Retail mortgage rate data for the last 13 years in New Zealand indicates that implied forward mortgage rates have only limited power to predict later spot mortgage rates. The low correlation of the forward rates and the future spot rates may in part arise from thin futures and forward markets in interest rates in New Zealand for anything longer than short term contracts. While the pattern of mortgage yield curves has varied substantially over those 13 years, the accumulated or future value of a putative deposit of one dollar with a bank offering the same term rates as the mortgage rates shows relatively little variation over this period. In the wake of the uncertainties following the global financial crisis, the relatively stable pattern of these accumulated values probably provides the best means of prediction of New Zealand mortgage yield curves, at least in the short term.
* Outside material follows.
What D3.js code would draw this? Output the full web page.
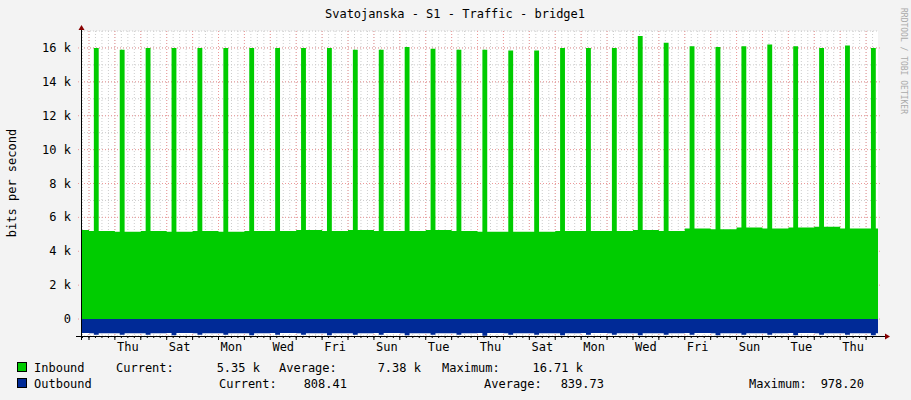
<!DOCTYPE html>
<html><head><meta charset="utf-8">
<script src="https://cdn.jsdelivr.net/npm/d3@7"></script>
<style>
body{margin:0;background:#f3f3f3}
text{font-family:"DejaVu Sans Mono",monospace;fill:#000}
</style></head>
<body><svg id="chart" width="911" height="400"></svg>
<script>
// daily spike peaks (bits/s), one per day starting Wed
var spikes = [16000,15900,16000,16000,16000,16000,16000,16000,16000,16000,15900,15900,16050,15950,15900,15900,15850,15850,16000,16000,16000,16710,16300,16100,16050,16100,16200,16100,16000,16150,16000];
// inbound baseline per day (first = partial day before the first midnight)
var inBase = [5250,5200,5150,5200,5150,5200,5150,5200,5200,5250,5200,5250,5200,5200,5250,5200,5150,5150,5150,5200,5200,5200,5250,5200,5350,5300,5400,5350,5400,5450,5350,5350];
// outbound per day (negative, plotted below zero) and its spikes
var outBase = [-830,-840,-835,-840,-830,-840,-835,-840,-830,-840,-835,-840,-830,-840,-835,-840,-830,-840,-835,-840,-830,-840,-835,-840,-830,-840,-835,-840,-830,-840,-835,-840];
var outSpike = [-930,-930,-930,-960,-930,-930,-960,-930,-930,-960,-930,-930,-960,-930,-930,-978,-930,-930,-960,-930,-930,-960,-930,-930,-960,-930,-930,-960,-930,-930,-960];
var yTicks = [0,2000,4000,6000,8000,10000,12000,14000,16000];
var yTickLabels = ["0","2 k","4 k","6 k","8 k","10 k","12 k","14 k","16 k"];
var dayNames = ["Thu","Sat","Mon","Wed","Fri","Sun","Tue","Thu","Sat","Mon","Wed","Fri","Sun","Tue","Thu"];

var H = 3600e3, D = 24 * H;
var day0 = new Date(2023, 2, 1).getTime(); // a Wednesday
var t0 = day0 - 7.4 * H, t1 = day0 + 30.46 * D;

var svg = d3.select("#chart");
var x = d3.scaleTime().domain([t0, t1]).range([81, 878]);
var y = d3.scaleLinear().domain([-1000, 17000]).range([336, 31]);

svg.append("rect").attr("x", 81).attr("y", 31).attr("width", 797).attr("height", 305).attr("fill", "#fff");
svg.append("clipPath").attr("id", "clip").append("rect").attr("x", 81).attr("y", 20).attr("width", 797).attr("height", 316);

// grid (behind data)
var g = svg.append("g");
d3.range(day0 - 6 * H, t1, 6 * H).filter(function(t){return t > t0;}).forEach(function(t){
  g.append("line").attr("x1", x(t)).attr("x2", x(t)).attr("y1", 31).attr("y2", 336)
    .attr("stroke", "#ccc").attr("stroke-dasharray", "1,2");
});
d3.range(-1000, 17001, 1000).forEach(function(v){
  g.append("line").attr("x1", 81).attr("x2", 878).attr("y1", y(v)).attr("y2", y(v))
    .attr("stroke", "#ccc").attr("stroke-dasharray", "1,2");
});
d3.range(day0, t1, D).forEach(function(t){
  g.append("line").attr("x1", x(t)).attr("x2", x(t)).attr("y1", 31).attr("y2", 336)
    .attr("stroke", "#e99").attr("stroke-dasharray", "1,2");
});
yTicks.forEach(function(v, i){
  g.append("line").attr("x1", 78).attr("x2", 881).attr("y1", y(v)).attr("y2", y(v))
    .attr("stroke", "#e99").attr("stroke-dasharray", "1,2");
  svg.append("text").attr("x", 71).attr("y", y(v) + 4).attr("text-anchor", "end")
    .attr("font-size", 12).text(yTickLabels[i]);
});

// build step series
var inPts = [], outPts = [];
inPts.push([t0, inBase[0]]); outPts.push([t0, outBase[0]]);
for (var i = 0; i < spikes.length; i++) {
  var d = day0 + i * D;
  inPts.push([d, inBase[i + 1]]); outPts.push([d, outBase[i + 1]]);
  inPts.push([d + 4.5 * H, spikes[i]]); outPts.push([d + 4.5 * H, outSpike[i]]);
  inPts.push([d + 9 * H, inBase[i + 1]]); outPts.push([d + 9 * H, outBase[i + 1]]);
}
inPts.push([t1, inBase[inBase.length - 1]]); outPts.push([t1, outBase[outBase.length - 1]]);

var data = svg.append("g").attr("clip-path", "url(#clip)");
data.append("path").datum(inPts).attr("fill", "#00cc00")
  .attr("d", d3.area().curve(d3.curveStepAfter).x(function(d){return x(d[0]);}).y0(y(0)).y1(function(d){return y(d[1]);}));
data.append("path").datum(outPts).attr("fill", "#002a97")
  .attr("d", d3.area().curve(d3.curveStepAfter).x(function(d){return x(d[0]);}).y0(y(0)).y1(function(d){return y(d[1]);}));

// axes
svg.append("line").attr("x1", 76).attr("x2", 885).attr("y1", 336.5).attr("y2", 336.5).attr("stroke", "#000");
svg.append("line").attr("x1", 81.5).attr("x2", 81.5).attr("y1", 340).attr("y2", 28).attr("stroke", "#000");
svg.append("path").attr("d", "M885,333.5L890,336.5L885,339.5Z").attr("fill", "#800");
svg.append("path").attr("d", "M78.5,30L81.5,25L84.5,30Z").attr("fill", "#800");
d3.range(day0 - 6 * H, t1, 6 * H).filter(function(t){return t > t0;}).forEach(function(t){
  svg.append("line").attr("x1", x(t)).attr("x2", x(t)).attr("y1", 336).attr("y2", 338).attr("stroke", "#000");
});
d3.range(day0, t1, D).forEach(function(t){
  svg.append("line").attr("x1", x(t)).attr("x2", x(t)).attr("y1", 336).attr("y2", 340).attr("stroke", "#000");
});
dayNames.forEach(function(n, i){
  svg.append("text").attr("x", x(day0 + (1 + 2 * i) * D + 12 * H)).attr("y", 351)
    .attr("text-anchor", "middle").attr("font-size", 12).text(n);
});

// titles
svg.append("text").attr("x", 455).attr("y", 18).attr("text-anchor", "middle").attr("font-size", 12)
  .text("Svatojanska - S1 - Traffic - bridge1");
svg.append("text").attr("transform", "translate(16,183) rotate(-90)").attr("text-anchor", "middle")
  .attr("font-size", 12).text("bits per second");
svg.append("text").attr("transform", "translate(901,8) rotate(90)").attr("font-size", 8)
  .style("fill", "#aaa").text("RRDTOOL / TOBI OETIKER");

// legend
svg.append("rect").attr("x", 17.5).attr("y", 362.5).attr("width", 9).attr("height", 9).attr("fill", "#00cc00").attr("stroke", "#000");
svg.append("rect").attr("x", 17.5).attr("y", 378.5).attr("width", 9).attr("height", 9).attr("fill", "#002a97").attr("stroke", "#000");
var leg = [
  [34, 372, "Inbound", "start"], [116, 372, "Current:", "start"], [260, 372, "5.35 k", "end"],
  [279, 372, "Average:", "start"], [421, 372, "7.38 k", "end"], [442, 372, "Maximum:", "start"], [583, 372, "16.71 k", "end"],
  [34, 388, "Outbound", "start"], [219, 388, "Current:", "start"], [347, 388, "808.41", "end"],
  [484, 388, "Average:", "start"], [604, 388, "839.73", "end"], [749, 388, "Maximum:", "start"], [864, 388, "978.20", "end"]
];
leg.forEach(function(l){
  svg.append("text").attr("x", l[0]).attr("y", l[1]).attr("text-anchor", l[3]).attr("font-size", 12).text(l[2]);
});
</script></body></html>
The framework used for dealing with data in this paper could be applied to yield curves based on further families of interest rates; to exchange rates; to analyses of run-off data, as in cohort and longevity analysis; and for claims payments run-off in insurance, as well as in many other contexts.

Suggested Citation

  • Tripe, David & Xia, Bingru & Roberts, Leigh, 2011. "Can implied forward mortgage rates predict future mortgage rates - recent New Zealand experience," Working Paper Series 18604, Victoria University of Wellington, School of Economics and Finance.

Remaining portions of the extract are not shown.